REQUEST:
Copy out, with no alterations, the lines below running from the one containing "Emit a Python" to the one containing "import plotly.graph_objects as go", inclusive at each end; pictures are omitted.

DATA FOR THIS TASK:
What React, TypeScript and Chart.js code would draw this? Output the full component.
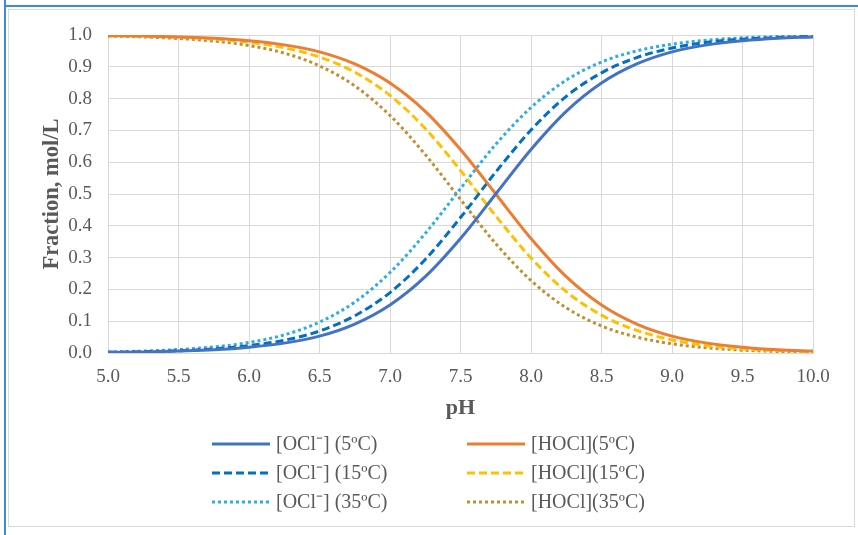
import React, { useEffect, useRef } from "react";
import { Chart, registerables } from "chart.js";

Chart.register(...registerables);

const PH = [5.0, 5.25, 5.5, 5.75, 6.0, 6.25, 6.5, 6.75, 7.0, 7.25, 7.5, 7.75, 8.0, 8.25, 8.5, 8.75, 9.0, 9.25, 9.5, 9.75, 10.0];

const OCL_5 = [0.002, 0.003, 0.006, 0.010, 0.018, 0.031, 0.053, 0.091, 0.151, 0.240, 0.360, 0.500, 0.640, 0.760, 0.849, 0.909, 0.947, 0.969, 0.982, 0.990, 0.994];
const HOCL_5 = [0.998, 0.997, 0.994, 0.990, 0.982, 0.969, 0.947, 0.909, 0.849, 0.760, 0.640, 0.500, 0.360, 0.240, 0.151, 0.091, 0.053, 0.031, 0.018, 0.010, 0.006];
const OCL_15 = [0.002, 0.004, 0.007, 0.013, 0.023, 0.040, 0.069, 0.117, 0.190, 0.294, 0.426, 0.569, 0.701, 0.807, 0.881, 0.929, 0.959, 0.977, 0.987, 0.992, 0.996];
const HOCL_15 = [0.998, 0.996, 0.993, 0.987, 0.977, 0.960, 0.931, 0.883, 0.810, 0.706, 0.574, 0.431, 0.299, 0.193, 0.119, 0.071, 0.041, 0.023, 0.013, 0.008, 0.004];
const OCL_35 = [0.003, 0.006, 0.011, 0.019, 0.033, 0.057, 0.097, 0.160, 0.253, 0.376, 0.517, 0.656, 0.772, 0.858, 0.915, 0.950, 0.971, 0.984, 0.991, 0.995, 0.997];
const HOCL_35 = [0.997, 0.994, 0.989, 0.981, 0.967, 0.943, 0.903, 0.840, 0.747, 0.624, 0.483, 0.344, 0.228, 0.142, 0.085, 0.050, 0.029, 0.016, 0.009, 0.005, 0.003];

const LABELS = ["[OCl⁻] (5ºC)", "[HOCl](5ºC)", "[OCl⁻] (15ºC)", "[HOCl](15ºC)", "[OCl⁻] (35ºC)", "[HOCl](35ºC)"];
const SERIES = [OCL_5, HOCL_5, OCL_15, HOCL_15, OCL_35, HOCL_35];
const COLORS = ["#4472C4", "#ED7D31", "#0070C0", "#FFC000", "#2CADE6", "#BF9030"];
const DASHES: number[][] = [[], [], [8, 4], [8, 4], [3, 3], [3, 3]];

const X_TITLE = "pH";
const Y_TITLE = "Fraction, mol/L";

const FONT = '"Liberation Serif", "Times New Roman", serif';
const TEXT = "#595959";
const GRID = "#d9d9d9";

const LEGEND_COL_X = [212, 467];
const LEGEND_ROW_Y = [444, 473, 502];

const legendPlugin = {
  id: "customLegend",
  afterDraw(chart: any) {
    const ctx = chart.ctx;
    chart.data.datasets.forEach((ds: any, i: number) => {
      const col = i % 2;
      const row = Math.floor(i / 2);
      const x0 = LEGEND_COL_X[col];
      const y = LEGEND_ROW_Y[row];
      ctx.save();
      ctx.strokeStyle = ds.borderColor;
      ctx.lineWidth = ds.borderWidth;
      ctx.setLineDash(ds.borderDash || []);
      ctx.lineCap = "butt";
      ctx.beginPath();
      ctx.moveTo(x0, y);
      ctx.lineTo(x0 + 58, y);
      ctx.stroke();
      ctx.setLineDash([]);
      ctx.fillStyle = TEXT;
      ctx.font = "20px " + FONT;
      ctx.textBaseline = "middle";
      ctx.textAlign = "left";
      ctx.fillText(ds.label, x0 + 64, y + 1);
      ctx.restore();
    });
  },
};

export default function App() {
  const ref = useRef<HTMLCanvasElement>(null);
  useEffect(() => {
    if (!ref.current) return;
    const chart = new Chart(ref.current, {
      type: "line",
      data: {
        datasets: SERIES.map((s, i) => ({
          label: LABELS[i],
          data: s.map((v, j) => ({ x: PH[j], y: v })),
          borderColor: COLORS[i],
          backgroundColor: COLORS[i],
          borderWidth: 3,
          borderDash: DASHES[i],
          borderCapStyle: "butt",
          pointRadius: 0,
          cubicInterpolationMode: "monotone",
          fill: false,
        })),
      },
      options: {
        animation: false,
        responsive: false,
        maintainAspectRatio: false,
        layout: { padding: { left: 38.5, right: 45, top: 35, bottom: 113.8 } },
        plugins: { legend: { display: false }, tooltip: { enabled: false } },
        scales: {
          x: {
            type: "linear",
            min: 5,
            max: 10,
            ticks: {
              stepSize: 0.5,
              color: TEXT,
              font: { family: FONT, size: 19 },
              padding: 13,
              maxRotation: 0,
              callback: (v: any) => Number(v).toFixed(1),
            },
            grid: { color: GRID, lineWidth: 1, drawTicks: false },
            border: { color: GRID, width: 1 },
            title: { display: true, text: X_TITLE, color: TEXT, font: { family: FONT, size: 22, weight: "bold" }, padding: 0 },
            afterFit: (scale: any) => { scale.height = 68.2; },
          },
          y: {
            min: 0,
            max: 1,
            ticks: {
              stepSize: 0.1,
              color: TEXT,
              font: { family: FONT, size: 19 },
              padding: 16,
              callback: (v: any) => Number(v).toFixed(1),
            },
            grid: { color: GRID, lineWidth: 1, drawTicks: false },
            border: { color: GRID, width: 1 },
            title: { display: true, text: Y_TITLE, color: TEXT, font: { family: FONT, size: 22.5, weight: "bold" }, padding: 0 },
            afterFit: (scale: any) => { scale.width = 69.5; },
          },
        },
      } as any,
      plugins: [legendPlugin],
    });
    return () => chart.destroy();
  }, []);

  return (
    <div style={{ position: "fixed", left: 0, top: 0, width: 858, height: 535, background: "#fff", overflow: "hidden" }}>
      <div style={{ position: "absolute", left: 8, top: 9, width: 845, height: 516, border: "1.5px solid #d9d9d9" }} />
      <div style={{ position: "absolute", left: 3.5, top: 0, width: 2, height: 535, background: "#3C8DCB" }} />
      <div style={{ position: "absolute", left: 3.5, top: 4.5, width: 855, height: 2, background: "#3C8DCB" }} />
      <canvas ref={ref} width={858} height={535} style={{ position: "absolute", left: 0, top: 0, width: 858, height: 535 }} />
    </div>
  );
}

---

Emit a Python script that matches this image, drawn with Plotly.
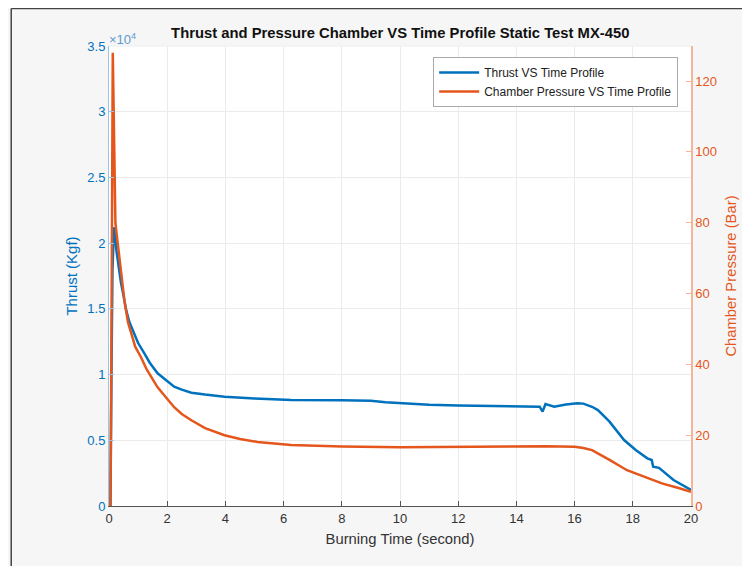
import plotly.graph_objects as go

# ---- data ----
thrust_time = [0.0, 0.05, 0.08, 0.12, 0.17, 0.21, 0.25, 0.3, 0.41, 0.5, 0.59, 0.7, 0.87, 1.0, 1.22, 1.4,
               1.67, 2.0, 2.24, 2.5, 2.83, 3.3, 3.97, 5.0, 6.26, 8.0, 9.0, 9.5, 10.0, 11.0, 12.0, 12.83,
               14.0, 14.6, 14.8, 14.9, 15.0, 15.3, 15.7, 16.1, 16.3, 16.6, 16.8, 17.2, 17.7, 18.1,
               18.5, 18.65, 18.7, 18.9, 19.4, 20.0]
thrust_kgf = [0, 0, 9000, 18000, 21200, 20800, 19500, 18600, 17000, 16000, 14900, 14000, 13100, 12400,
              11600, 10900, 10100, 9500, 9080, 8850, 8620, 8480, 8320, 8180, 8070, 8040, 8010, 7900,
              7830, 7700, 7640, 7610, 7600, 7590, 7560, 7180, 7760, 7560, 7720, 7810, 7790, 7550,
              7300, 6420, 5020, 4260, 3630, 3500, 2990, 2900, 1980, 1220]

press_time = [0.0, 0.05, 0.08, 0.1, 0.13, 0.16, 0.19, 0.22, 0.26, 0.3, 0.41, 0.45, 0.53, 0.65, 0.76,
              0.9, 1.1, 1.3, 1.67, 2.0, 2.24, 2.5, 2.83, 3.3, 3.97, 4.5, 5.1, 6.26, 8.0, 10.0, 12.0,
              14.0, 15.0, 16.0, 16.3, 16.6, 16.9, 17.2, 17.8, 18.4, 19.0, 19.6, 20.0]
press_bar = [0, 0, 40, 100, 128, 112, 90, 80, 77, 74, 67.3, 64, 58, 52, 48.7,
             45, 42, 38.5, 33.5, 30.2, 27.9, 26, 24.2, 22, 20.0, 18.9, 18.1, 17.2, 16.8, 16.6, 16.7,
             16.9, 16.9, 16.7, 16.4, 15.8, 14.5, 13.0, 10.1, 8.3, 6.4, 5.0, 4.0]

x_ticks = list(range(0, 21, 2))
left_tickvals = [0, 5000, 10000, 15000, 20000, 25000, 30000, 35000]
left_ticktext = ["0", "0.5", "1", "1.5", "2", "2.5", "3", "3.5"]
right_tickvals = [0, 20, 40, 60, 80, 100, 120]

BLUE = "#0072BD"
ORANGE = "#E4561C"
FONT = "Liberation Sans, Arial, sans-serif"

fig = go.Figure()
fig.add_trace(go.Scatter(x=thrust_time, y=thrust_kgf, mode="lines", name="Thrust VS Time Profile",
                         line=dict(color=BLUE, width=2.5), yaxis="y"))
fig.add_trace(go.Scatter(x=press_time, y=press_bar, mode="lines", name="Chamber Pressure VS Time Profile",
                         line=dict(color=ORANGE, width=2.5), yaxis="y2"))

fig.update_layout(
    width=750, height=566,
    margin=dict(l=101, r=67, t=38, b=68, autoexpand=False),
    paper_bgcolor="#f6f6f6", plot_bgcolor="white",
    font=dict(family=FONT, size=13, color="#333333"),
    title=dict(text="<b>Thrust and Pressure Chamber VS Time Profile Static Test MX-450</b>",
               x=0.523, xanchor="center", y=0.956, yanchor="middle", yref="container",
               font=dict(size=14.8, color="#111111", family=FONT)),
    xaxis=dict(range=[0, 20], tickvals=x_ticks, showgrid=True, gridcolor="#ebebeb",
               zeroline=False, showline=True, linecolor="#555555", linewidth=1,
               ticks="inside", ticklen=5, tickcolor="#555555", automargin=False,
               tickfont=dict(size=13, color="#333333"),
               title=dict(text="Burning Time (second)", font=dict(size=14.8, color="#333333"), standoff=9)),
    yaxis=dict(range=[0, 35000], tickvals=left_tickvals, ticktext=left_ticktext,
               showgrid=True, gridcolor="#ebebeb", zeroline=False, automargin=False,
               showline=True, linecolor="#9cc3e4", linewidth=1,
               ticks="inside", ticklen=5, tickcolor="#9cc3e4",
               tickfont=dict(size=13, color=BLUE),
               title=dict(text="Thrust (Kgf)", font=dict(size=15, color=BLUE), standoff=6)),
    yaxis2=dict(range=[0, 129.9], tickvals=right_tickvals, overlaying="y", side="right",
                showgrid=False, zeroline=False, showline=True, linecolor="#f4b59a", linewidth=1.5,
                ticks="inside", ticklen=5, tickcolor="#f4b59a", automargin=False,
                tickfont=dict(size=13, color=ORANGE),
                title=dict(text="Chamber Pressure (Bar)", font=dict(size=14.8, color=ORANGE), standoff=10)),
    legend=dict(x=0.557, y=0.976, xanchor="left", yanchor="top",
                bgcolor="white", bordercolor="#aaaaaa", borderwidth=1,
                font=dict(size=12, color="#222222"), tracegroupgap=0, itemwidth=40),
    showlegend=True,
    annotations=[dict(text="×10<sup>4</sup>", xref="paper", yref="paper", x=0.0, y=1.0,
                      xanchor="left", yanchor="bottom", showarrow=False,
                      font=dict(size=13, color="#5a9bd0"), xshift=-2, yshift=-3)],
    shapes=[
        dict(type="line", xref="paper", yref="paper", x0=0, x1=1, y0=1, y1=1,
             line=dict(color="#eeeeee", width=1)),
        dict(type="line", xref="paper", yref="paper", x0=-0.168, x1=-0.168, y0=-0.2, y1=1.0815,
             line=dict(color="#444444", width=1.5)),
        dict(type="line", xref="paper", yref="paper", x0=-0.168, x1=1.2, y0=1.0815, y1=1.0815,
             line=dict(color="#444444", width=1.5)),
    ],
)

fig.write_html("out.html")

EXERCISE OUTPUT:
Emit a Python script that matches this image, drawn with Plotly.
import plotly.graph_objects as go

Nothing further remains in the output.